Comme vous le constaterez dans la suite de ce texte, il n’y a ni « miracle » ni « modèle » allemand de l’impérialisme. On observe cependant des particularités historiques et sociologiques dans le développement impérialiste de l’Allemagne.

Quatre principes d’économie politique

Avant d’aborder l’étude du soi-disant « modèle » allemand de développement, nous allons présenter quatre principes qui fondent notre analyse. Selon la théorie marxiste de l’économie politique quatre principes régulent le développement capitaliste au stade impérialiste. Ces principes sont : 1) Primauté de l’instance économique sur les instances politique et idéologique de la lutte des classes. 2) Intégration systémique et interdépendance globale et mondiale des différentes économies « nationales ». 3) Collusion temporaire et concurrence permanente entre puissances. 4) Crises et guerres ponctuent le développement chaotique et anarchique de l’économie politique impérialiste. C’est la fidélité à ces principes qui oppose les économistes marxistes aux économistes opportunistes et réformistes.

Le premier principe stipule que l’humanité s’est toujours socialement organisée pour produire et distribuer les biens nécessaires à son développement. C’est ce que Marx a appelé les différents modes de production sociaux. Sur la base d’un mode de production et de distribution des moyens de production, puis des services et des biens de consommation, les hommes ont établi des rapports de production (classes sociales, superstructure politique, culturel, morale, scientifique, administrative, militaire, etc.) conséquents avec ces moyens de production et avec ces forces productives. En dernière instance, c’est le développement économique d’une société qui détermine les orientations politiques et idéologiques de cette société.

Le deuxième principe stipule qu’à l’étape de l’impérialisme, le mode de production capitaliste domine l’ensemble de l’économie globalisée, mondialisée et intégrée en un immense ensemble, non planifiée certes, mais tout de même imbriquée en un tout articulé. Ce qui implique qu’une crise financière, boursière, monétaire, une crise de surproduction, ou un déséquilibre de la balance des comptes nationaux dans un pays entraînent des répercussions sur les autres pays, partenaires et concurrents. Ainsi, quand les États-Unis essaiment leurs dollars dévalués (quantitative easing) ils perturbent le marché des changes monétaires de toute la planète et ils attaquent l’équilibre budgétaire de leurs alliés comme de leurs concurrents.
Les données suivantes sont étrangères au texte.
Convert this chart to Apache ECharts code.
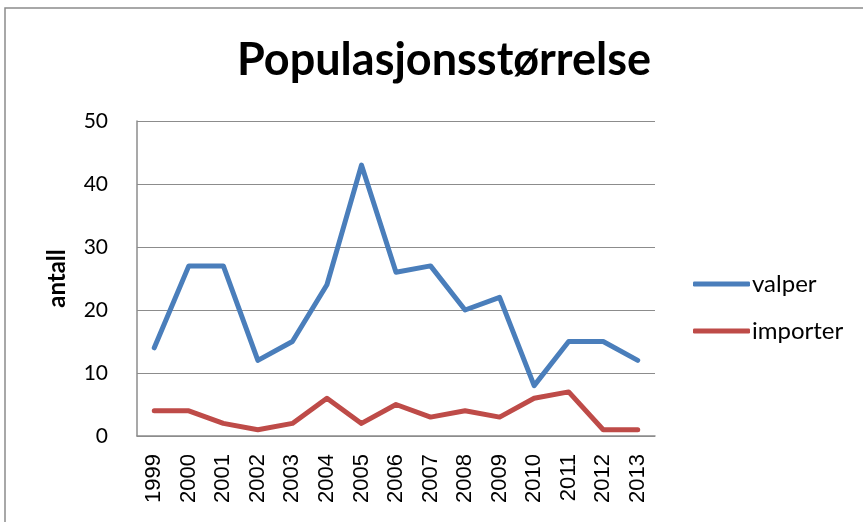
<!DOCTYPE html>
<html><head><meta charset="utf-8">
<script src="https://cdn.jsdelivr.net/npm/echarts@6/dist/echarts.min.js"></script>
<style>html,body{margin:0;padding:0;background:#fff}#c{width:863px;height:522px}</style>
</head><body><div id="c"></div>
<script>
const years = ['1999','2000','2001','2002','2003','2004','2005','2006','2007','2008','2009','2010','2011','2012','2013'];
const valper = [14,27,27,12,15,24,43,26,27,20,22,8,15,15,12];
const importer = [4,4,2,1,2,6,2,5,3,4,3,6,7,1,1];
const yTicks = [0,10,20,30,40,50];

const chart = echarts.init(document.getElementById('c'), null, {renderer:'canvas'});
chart.setOption({
  animation:false,
  backgroundColor:'#fff',
  graphic:[{type:'rect',shape:{x:5,y:8,width:900,height:600},style:{fill:'none',stroke:'#8c8c8c',lineWidth:1.5},silent:true}],
  title:{text:'Populasjonsstørrelse',left:439,top:33,textAlign:'center',
    textStyle:{fontFamily:'Lato',fontWeight:'bold',fontSize:45,color:'#000'}},
  legend:{orient:'vertical',left:688,top:267,itemWidth:57,itemHeight:5,itemGap:23,
    icon:'roundRect',
    textStyle:{fontFamily:'Lato',fontSize:24,color:'#000',padding:[0,0,0,-3]},
    data:['valper','importer']},
  grid:{left:137,right:208,top:121,bottom:86},
  xAxis:{type:'category',data:years,boundaryGap:true,
    axisLine:{lineStyle:{color:'#8c8c8c',width:1.5}},axisTick:{show:false},
    axisLabel:{rotate:90,fontFamily:'Liberation Sans',fontSize:22,color:'#000',margin:18}},
  yAxis:{type:'value',min:yTicks[0],max:yTicks[yTicks.length-1],interval:10,
    name:'antall',nameLocation:'middle',nameGap:68,nameRotate:90,
    nameTextStyle:{fontFamily:'Lato',fontWeight:'bold',fontSize:24,color:'#000'},
    axisLine:{show:true,lineStyle:{color:'#8c8c8c',width:1.5}},axisTick:{show:false},
    splitLine:{lineStyle:{color:'#8c8c8c',width:1}},
    axisLabel:{fontFamily:'Lato',fontSize:21,color:'#000',margin:29}},
  series:[
    {name:'valper',type:'line',data:valper,showSymbol:false,symbol:'none',
      lineStyle:{color:'#4a7ebb',width:5,cap:'round',join:'round'},itemStyle:{color:'#4a7ebb'}},
    {name:'importer',type:'line',data:importer,showSymbol:false,symbol:'none',
      lineStyle:{color:'#be4b48',width:5,cap:'round',join:'round'},itemStyle:{color:'#be4b48'}}
  ]
});
</script></body></html>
Le troisième principe stipule que les multiples alliances que nouent et que dénouent les capitalistes monopolistes internationaux sont temporaires et révèle un équilibre précaire que les transformations économiques, la division internationale du travail et le développement des moyens de production remettent constamment en question. Les États-nations sont des pions qui servent à galvaniser les différentes sections de la classe bourgeoise derrière la section monopoliste hégémonique ; à légitimer les agressions guerrières et à embrigader la classe ouvrière « nationale » en faveur d’une clique capitaliste ou d’une autre.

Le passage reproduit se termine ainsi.